What is being asked
Skip every picture, and extract verbatim the lines from the line containing "Rebuild this chart" to the line containing "const allData = [m15, m10, m05];", both lines included.

Records shown

** Begin **

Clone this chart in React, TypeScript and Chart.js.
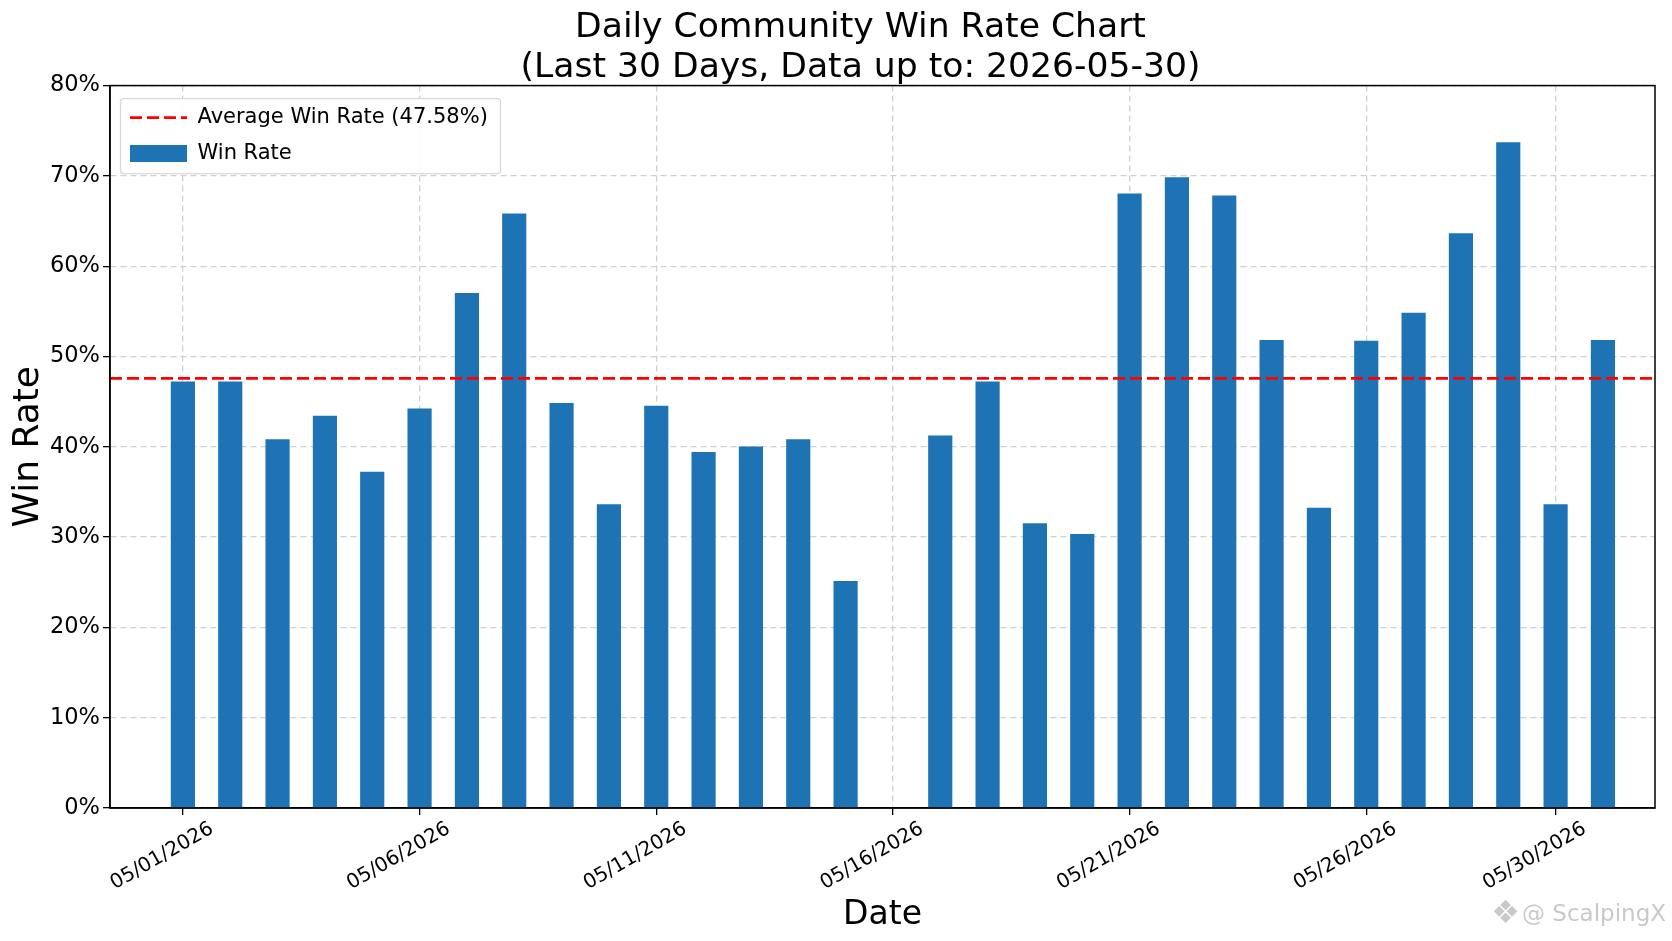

** End **
** Begin **

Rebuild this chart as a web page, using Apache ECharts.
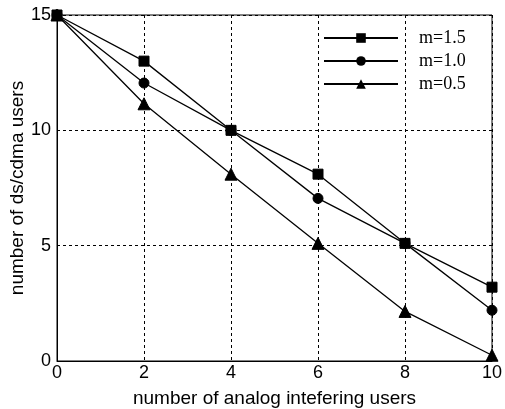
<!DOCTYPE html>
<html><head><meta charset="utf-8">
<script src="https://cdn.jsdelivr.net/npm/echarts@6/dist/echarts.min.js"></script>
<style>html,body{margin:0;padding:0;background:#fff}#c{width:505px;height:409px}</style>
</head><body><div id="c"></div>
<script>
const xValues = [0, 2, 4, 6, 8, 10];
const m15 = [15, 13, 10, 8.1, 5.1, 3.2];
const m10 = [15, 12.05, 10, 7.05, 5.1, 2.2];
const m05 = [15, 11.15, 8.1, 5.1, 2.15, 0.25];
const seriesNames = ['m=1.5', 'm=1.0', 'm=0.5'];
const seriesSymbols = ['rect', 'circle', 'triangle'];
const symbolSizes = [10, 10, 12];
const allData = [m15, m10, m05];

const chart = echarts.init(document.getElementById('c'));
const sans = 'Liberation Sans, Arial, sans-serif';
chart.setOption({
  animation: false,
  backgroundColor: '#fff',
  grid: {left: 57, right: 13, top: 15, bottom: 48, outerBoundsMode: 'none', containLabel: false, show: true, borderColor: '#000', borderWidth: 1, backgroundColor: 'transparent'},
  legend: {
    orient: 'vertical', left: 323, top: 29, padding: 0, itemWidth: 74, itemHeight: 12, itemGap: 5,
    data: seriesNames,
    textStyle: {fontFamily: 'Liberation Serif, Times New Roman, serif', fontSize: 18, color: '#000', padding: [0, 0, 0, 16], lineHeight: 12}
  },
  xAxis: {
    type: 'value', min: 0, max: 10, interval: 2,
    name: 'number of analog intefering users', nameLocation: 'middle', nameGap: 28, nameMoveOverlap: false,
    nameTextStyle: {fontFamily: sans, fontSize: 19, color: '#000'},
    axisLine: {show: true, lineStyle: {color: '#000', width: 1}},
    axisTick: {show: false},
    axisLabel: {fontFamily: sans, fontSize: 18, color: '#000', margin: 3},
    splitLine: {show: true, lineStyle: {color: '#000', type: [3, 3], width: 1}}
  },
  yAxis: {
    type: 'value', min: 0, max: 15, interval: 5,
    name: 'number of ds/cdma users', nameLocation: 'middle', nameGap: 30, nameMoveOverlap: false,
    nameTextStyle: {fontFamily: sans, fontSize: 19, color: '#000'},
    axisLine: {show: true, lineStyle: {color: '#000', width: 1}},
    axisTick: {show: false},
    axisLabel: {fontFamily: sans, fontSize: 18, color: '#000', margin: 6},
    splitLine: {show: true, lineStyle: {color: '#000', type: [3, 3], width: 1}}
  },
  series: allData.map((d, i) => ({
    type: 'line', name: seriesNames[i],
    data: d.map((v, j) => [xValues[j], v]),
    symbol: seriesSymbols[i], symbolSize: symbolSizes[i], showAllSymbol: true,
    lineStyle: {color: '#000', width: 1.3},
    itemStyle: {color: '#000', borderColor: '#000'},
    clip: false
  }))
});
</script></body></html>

** End **

Response for this exercise
Rebuild this chart as a web page, using Apache ECharts.
<!DOCTYPE html>
<html><head><meta charset="utf-8">
<script src="https://cdn.jsdelivr.net/npm/echarts@6/dist/echarts.min.js"></script>
<style>html,body{margin:0;padding:0;background:#fff}#c{width:505px;height:409px}</style>
</head><body><div id="c"></div>
<script>
const xValues = [0, 2, 4, 6, 8, 10];
const m15 = [15, 13, 10, 8.1, 5.1, 3.2];
const m10 = [15, 12.05, 10, 7.05, 5.1, 2.2];
const m05 = [15, 11.15, 8.1, 5.1, 2.15, 0.25];
const seriesNames = ['m=1.5', 'm=1.0', 'm=0.5'];
const seriesSymbols = ['rect', 'circle', 'triangle'];
const symbolSizes = [10, 10, 12];
const allData = [m15, m10, m05];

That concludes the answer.